Collected material:
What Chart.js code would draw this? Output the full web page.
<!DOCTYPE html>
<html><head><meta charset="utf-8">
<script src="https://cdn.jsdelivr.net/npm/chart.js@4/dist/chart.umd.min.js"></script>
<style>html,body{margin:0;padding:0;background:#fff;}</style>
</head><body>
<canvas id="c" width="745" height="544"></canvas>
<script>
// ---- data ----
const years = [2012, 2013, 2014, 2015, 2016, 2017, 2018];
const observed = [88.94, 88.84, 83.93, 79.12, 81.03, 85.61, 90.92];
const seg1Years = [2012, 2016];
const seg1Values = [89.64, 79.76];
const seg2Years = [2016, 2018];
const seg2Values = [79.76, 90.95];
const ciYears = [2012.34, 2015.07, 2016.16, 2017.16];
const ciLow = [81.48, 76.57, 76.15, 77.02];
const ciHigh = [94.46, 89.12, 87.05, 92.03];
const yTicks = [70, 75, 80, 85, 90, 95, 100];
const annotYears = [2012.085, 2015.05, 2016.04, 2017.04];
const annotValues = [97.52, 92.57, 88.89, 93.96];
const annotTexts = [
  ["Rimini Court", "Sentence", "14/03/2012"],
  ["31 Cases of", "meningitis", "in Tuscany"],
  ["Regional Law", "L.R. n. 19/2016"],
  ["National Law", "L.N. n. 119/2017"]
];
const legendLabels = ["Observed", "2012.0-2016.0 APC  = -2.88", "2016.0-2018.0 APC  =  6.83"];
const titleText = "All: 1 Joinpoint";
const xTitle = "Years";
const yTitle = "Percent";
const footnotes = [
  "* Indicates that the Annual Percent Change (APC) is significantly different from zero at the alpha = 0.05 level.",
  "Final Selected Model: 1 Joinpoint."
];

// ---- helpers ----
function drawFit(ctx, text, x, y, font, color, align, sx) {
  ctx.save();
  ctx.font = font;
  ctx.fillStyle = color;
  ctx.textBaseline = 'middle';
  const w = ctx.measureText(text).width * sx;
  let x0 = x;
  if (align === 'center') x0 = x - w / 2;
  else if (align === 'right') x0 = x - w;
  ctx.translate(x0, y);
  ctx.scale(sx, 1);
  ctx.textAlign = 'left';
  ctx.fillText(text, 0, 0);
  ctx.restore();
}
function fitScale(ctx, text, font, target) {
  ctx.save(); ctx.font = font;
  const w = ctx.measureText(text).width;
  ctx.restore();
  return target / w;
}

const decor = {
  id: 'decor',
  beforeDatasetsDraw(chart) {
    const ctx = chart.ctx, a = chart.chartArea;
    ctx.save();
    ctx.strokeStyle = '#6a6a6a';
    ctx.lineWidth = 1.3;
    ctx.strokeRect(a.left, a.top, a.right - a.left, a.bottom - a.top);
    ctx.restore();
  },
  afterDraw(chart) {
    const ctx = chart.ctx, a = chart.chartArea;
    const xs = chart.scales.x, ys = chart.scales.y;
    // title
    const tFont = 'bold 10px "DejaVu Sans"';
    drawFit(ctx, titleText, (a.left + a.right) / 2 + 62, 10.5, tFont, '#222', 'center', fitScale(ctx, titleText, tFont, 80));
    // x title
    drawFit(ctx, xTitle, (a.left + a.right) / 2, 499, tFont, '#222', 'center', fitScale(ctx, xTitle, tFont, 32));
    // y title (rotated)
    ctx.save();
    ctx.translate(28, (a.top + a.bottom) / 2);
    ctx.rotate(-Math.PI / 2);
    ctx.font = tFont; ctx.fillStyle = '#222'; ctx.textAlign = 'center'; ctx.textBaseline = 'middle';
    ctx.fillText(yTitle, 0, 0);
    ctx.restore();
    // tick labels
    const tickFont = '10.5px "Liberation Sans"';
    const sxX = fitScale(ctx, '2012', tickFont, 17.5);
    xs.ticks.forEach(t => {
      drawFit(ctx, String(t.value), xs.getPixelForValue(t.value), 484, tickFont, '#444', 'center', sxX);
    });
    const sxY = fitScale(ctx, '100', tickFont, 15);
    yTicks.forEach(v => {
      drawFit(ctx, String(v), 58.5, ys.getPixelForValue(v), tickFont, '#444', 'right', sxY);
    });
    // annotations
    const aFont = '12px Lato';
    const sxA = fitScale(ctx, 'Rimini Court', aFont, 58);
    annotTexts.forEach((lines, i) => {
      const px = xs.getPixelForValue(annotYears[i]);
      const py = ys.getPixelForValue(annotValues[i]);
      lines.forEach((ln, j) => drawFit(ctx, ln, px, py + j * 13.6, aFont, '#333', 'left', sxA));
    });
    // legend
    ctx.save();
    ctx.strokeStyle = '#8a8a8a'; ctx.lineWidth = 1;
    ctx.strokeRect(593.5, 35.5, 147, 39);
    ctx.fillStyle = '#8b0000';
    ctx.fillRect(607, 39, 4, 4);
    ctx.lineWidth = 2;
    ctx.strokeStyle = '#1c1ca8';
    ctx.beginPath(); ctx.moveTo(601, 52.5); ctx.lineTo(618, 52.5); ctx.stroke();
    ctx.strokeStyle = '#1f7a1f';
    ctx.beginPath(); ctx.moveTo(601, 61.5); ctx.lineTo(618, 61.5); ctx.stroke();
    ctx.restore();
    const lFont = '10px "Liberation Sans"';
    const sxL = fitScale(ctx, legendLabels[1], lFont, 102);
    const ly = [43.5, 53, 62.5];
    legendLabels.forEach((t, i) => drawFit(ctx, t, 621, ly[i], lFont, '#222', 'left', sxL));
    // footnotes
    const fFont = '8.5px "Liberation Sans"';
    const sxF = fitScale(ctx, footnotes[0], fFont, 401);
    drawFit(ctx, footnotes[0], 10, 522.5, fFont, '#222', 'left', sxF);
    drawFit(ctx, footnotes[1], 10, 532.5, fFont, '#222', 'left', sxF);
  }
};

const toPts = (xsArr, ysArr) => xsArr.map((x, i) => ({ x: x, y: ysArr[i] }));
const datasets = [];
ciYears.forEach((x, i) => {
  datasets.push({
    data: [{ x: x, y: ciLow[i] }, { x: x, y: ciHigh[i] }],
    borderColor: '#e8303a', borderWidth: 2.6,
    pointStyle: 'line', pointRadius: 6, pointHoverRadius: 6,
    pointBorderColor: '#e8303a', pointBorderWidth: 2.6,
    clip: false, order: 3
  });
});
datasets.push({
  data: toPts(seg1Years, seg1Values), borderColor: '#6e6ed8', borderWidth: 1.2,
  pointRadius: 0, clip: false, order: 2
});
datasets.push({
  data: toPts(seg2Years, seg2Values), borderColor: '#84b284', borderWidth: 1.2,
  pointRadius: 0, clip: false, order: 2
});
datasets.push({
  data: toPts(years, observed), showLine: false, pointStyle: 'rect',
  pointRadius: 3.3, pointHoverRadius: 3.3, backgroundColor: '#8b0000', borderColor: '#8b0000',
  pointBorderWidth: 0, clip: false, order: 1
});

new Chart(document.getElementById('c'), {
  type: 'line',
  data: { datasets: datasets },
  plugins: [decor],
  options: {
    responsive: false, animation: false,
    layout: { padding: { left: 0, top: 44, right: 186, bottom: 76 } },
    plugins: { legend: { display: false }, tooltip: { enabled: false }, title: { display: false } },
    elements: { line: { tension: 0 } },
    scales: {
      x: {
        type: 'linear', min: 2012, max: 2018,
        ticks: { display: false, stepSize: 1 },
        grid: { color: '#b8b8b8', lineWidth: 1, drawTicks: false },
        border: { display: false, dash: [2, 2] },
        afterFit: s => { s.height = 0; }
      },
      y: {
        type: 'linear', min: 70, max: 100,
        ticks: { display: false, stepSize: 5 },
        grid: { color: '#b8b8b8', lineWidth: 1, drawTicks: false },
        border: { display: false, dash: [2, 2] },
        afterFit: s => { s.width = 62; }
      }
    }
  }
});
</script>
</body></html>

Task prompt:
Transcribe the entire listing above precisely.

Exercise response:
What Chart.js code would draw this? Output the full web page.
<!DOCTYPE html>
<html><head><meta charset="utf-8">
<script src="https://cdn.jsdelivr.net/npm/chart.js@4/dist/chart.umd.min.js"></script>
<style>html,body{margin:0;padding:0;background:#fff;}</style>
</head><body>
<canvas id="c" width="745" height="544"></canvas>
<script>
// ---- data ----
const years = [2012, 2013, 2014, 2015, 2016, 2017, 2018];
const observed = [88.94, 88.84, 83.93, 79.12, 81.03, 85.61, 90.92];
const seg1Years = [2012, 2016];
const seg1Values = [89.64, 79.76];
const seg2Years = [2016, 2018];
const seg2Values = [79.76, 90.95];
const ciYears = [2012.34, 2015.07, 2016.16, 2017.16];
const ciLow = [81.48, 76.57, 76.15, 77.02];
const ciHigh = [94.46, 89.12, 87.05, 92.03];
const yTicks = [70, 75, 80, 85, 90, 95, 100];
const annotYears = [2012.085, 2015.05, 2016.04, 2017.04];
const annotValues = [97.52, 92.57, 88.89, 93.96];
const annotTexts = [
  ["Rimini Court", "Sentence", "14/03/2012"],
  ["31 Cases of", "meningitis", "in Tuscany"],
  ["Regional Law", "L.R. n. 19/2016"],
  ["National Law", "L.N. n. 119/2017"]
];
const legendLabels = ["Observed", "2012.0-2016.0 APC  = -2.88", "2016.0-2018.0 APC  =  6.83"];
const titleText = "All: 1 Joinpoint";
const xTitle = "Years";
const yTitle = "Percent";
const footnotes = [
  "* Indicates that the Annual Percent Change (APC) is significantly different from zero at the alpha = 0.05 level.",
  "Final Selected Model: 1 Joinpoint."
];

// ---- helpers ----
function drawFit(ctx, text, x, y, font, color, align, sx) {
  ctx.save();
  ctx.font = font;
  ctx.fillStyle = color;
  ctx.textBaseline = 'middle';
  const w = ctx.measureText(text).width * sx;
  let x0 = x;
  if (align === 'center') x0 = x - w / 2;
  else if (align === 'right') x0 = x - w;
  ctx.translate(x0, y);
  ctx.scale(sx, 1);
  ctx.textAlign = 'left';
  ctx.fillText(text, 0, 0);
  ctx.restore();
}
function fitScale(ctx, text, font, target) {
  ctx.save(); ctx.font = font;
  const w = ctx.measureText(text).width;
  ctx.restore();
  return target / w;
}

const decor = {
  id: 'decor',
  beforeDatasetsDraw(chart) {
    const ctx = chart.ctx, a = chart.chartArea;
    ctx.save();
    ctx.strokeStyle = '#6a6a6a';
    ctx.lineWidth = 1.3;
    ctx.strokeRect(a.left, a.top, a.right - a.left, a.bottom - a.top);
    ctx.restore();
  },
  afterDraw(chart) {
    const ctx = chart.ctx, a = chart.chartArea;
    const xs = chart.scales.x, ys = chart.scales.y;
    // title
    const tFont = 'bold 10px "DejaVu Sans"';
    drawFit(ctx, titleText, (a.left + a.right) / 2 + 62, 10.5, tFont, '#222', 'center', fitScale(ctx, titleText, tFont, 80));
    // x title
    drawFit(ctx, xTitle, (a.left + a.right) / 2, 499, tFont, '#222', 'center', fitScale(ctx, xTitle, tFont, 32));
    // y title (rotated)
    ctx.save();
    ctx.translate(28, (a.top + a.bottom) / 2);
    ctx.rotate(-Math.PI / 2);
    ctx.font = tFont; ctx.fillStyle = '#222'; ctx.textAlign = 'center'; ctx.textBaseline = 'middle';
    ctx.fillText(yTitle, 0, 0);
    ctx.restore();
    // tick labels
    const tickFont = '10.5px "Liberation Sans"';
    const sxX = fitScale(ctx, '2012', tickFont, 17.5);
    xs.ticks.forEach(t => {
      drawFit(ctx, String(t.value), xs.getPixelForValue(t.value), 484, tickFont, '#444', 'center', sxX);
    });
    const sxY = fitScale(ctx, '100', tickFont, 15);
    yTicks.forEach(v => {
      drawFit(ctx, String(v), 58.5, ys.getPixelForValue(v), tickFont, '#444', 'right', sxY);
    });
    // annotations
    const aFont = '12px Lato';
    const sxA = fitScale(ctx, 'Rimini Court', aFont, 58);
    annotTexts.forEach((lines, i) => {
      const px = xs.getPixelForValue(annotYears[i]);
      const py = ys.getPixelForValue(annotValues[i]);
      lines.forEach((ln, j) => drawFit(ctx, ln, px, py + j * 13.6, aFont, '#333', 'left', sxA));
    });
    // legend
    ctx.save();
    ctx.strokeStyle = '#8a8a8a'; ctx.lineWidth = 1;
    ctx.strokeRect(593.5, 35.5, 147, 39);
    ctx.fillStyle = '#8b0000';
    ctx.fillRect(607, 39, 4, 4);
    ctx.lineWidth = 2;
    ctx.strokeStyle = '#1c1ca8';
    ctx.beginPath(); ctx.moveTo(601, 52.5); ctx.lineTo(618, 52.5); ctx.stroke();
    ctx.strokeStyle = '#1f7a1f';
    ctx.beginPath(); ctx.moveTo(601, 61.5); ctx.lineTo(618, 61.5); ctx.stroke();
    ctx.restore();
    const lFont = '10px "Liberation Sans"';
    const sxL = fitScale(ctx, legendLabels[1], lFont, 102);
    const ly = [43.5, 53, 62.5];
    legendLabels.forEach((t, i) => drawFit(ctx, t, 621, ly[i], lFont, '#222', 'left', sxL));
    // footnotes
    const fFont = '8.5px "Liberation Sans"';
    const sxF = fitScale(ctx, footnotes[0], fFont, 401);
    drawFit(ctx, footnotes[0], 10, 522.5, fFont, '#222', 'left', sxF);
    drawFit(ctx, footnotes[1], 10, 532.5, fFont, '#222', 'left', sxF);
  }
};

const toPts = (xsArr, ysArr) => xsArr.map((x, i) => ({ x: x, y: ysArr[i] }));
const datasets = [];
ciYears.forEach((x, i) => {
  datasets.push({
    data: [{ x: x, y: ciLow[i] }, { x: x, y: ciHigh[i] }],
    borderColor: '#e8303a', borderWidth: 2.6,
    pointStyle: 'line', pointRadius: 6, pointHoverRadius: 6,
    pointBorderColor: '#e8303a', pointBorderWidth: 2.6,
    clip: false, order: 3
  });
});
datasets.push({
  data: toPts(seg1Years, seg1Values), borderColor: '#6e6ed8', borderWidth: 1.2,
  pointRadius: 0, clip: false, order: 2
});
datasets.push({
  data: toPts(seg2Years, seg2Values), borderColor: '#84b284', borderWidth: 1.2,
  pointRadius: 0, clip: false, order: 2
});
datasets.push({
  data: toPts(years, observed), showLine: false, pointStyle: 'rect',
  pointRadius: 3.3, pointHoverRadius: 3.3, backgroundColor: '#8b0000', borderColor: '#8b0000',
  pointBorderWidth: 0, clip: false, order: 1
});

new Chart(document.getElementById('c'), {
  type: 'line',
  data: { datasets: datasets },
  plugins: [decor],
  options: {
    responsive: false, animation: false,
    layout: { padding: { left: 0, top: 44, right: 186, bottom: 76 } },
    plugins: { legend: { display: false }, tooltip: { enabled: false }, title: { display: false } },
    elements: { line: { tension: 0 } },
    scales: {
      x: {
        type: 'linear', min: 2012, max: 2018,
        ticks: { display: false, stepSize: 1 },
        grid: { color: '#b8b8b8', lineWidth: 1, drawTicks: false },
        border: { display: false, dash: [2, 2] },
        afterFit: s => { s.height = 0; }
      },
      y: {
        type: 'linear', min: 70, max: 100,
        ticks: { display: false, stepSize: 5 },
        grid: { color: '#b8b8b8', lineWidth: 1, drawTicks: false },
        border: { display: false, dash: [2, 2] },
        afterFit: s => { s.width = 62; }
      }
    }
  }
});
</script>
</body></html>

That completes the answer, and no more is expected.